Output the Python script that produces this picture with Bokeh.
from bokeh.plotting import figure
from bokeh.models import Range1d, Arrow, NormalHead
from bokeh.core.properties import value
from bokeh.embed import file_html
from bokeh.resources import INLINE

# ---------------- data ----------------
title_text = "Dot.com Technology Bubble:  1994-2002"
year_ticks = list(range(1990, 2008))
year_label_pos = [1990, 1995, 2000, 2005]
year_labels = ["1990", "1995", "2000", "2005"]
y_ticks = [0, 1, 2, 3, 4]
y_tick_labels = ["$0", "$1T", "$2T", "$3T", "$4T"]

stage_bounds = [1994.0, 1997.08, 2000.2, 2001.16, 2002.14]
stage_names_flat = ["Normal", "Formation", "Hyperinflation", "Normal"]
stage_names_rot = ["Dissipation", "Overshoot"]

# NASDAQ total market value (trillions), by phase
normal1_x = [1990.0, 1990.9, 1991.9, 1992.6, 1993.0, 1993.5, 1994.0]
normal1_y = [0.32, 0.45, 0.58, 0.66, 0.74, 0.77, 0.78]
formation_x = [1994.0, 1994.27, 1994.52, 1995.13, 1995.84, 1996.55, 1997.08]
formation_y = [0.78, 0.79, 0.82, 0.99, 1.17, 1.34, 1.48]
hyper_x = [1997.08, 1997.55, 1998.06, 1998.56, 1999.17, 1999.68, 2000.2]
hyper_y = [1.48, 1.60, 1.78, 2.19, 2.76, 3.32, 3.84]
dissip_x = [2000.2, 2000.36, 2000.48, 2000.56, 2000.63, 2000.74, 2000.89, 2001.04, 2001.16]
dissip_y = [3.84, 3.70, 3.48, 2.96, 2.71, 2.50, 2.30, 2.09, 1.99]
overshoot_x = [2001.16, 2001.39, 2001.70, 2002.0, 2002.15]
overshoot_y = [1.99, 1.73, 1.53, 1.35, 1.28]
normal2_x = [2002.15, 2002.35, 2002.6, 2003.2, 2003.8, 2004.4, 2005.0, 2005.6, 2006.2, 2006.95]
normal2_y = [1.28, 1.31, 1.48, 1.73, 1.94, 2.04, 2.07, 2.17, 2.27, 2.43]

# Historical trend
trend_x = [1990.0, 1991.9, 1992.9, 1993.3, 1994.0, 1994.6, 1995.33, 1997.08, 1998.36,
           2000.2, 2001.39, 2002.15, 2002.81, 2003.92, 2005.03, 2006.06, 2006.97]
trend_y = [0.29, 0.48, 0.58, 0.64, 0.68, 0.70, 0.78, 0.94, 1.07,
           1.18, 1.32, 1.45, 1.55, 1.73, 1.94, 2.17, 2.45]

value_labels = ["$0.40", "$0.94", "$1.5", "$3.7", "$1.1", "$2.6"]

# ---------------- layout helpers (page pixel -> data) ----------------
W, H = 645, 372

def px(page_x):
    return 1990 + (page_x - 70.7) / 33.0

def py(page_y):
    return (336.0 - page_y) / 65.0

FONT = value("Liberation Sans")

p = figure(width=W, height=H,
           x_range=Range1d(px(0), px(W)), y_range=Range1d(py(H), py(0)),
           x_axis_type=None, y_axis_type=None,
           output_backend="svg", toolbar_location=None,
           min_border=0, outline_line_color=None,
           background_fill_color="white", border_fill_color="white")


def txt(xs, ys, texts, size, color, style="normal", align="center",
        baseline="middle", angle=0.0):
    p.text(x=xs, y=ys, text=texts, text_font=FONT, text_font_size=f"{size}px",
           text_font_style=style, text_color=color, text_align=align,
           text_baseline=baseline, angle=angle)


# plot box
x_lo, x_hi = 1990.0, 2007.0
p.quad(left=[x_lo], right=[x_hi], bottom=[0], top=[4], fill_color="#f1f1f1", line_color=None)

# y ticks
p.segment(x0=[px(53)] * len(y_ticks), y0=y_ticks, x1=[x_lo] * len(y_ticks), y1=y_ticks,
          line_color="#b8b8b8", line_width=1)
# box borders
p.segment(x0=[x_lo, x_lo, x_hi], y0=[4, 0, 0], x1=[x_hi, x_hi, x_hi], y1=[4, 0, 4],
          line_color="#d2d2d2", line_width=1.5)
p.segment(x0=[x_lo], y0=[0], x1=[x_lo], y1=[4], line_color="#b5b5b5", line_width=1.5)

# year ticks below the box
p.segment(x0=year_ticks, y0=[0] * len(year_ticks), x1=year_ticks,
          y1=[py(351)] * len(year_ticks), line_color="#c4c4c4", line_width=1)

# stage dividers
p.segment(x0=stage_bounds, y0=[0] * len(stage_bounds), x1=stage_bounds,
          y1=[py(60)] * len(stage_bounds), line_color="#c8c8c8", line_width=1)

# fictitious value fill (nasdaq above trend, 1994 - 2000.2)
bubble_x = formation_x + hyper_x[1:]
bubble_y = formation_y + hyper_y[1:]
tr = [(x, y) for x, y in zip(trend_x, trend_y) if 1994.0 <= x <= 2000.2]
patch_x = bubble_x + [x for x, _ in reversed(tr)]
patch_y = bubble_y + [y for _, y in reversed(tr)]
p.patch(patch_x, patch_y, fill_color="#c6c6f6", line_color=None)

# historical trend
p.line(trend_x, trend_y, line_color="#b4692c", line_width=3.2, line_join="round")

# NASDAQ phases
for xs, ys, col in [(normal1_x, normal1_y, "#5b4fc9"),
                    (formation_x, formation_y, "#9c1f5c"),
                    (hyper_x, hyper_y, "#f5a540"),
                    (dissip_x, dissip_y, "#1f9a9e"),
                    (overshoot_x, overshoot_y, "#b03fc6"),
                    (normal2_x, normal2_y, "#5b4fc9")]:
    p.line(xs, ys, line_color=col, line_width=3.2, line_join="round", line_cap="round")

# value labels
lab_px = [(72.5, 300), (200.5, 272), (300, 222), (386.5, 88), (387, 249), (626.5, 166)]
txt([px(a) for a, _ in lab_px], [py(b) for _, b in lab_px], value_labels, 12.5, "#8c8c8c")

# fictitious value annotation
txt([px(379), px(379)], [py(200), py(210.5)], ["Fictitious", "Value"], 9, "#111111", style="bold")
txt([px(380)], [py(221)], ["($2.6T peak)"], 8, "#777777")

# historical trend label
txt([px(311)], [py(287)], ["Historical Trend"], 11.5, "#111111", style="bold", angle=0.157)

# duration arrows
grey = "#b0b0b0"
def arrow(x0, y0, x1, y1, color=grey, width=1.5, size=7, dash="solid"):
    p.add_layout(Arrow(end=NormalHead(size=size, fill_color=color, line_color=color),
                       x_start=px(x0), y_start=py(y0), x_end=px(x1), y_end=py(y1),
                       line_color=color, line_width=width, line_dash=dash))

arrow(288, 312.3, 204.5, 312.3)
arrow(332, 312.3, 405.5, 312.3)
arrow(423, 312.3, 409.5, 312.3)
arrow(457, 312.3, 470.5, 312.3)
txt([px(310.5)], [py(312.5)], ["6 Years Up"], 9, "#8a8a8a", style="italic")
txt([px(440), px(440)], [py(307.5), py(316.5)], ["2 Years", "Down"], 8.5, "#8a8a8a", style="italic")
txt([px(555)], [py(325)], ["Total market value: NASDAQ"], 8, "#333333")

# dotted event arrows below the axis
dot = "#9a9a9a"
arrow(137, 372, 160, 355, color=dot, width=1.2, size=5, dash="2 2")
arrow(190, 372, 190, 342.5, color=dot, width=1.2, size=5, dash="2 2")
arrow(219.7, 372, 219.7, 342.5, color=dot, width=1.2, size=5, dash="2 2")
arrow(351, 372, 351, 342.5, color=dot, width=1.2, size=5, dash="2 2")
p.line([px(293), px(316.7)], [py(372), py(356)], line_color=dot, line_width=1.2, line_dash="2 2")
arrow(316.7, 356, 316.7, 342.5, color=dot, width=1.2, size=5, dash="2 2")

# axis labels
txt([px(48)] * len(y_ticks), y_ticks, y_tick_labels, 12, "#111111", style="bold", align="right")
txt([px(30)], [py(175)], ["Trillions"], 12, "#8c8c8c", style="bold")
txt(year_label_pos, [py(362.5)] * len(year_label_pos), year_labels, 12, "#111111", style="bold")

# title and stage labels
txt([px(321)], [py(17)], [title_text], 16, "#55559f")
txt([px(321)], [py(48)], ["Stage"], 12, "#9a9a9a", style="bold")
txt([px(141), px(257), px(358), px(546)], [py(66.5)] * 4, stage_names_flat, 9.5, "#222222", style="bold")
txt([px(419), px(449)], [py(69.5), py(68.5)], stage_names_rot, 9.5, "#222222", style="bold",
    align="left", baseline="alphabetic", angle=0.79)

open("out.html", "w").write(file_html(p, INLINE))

> Instructions for the task
What you return should be the lines from the start of the data through the line with "from bokeh.resources import INLINE", quoted exactly and nothing more.

> Complete answer
Output the Python script that produces this picture with Bokeh.
from bokeh.plotting import figure
from bokeh.models import Range1d, Arrow, NormalHead
from bokeh.core.properties import value
from bokeh.embed import file_html
from bokeh.resources import INLINE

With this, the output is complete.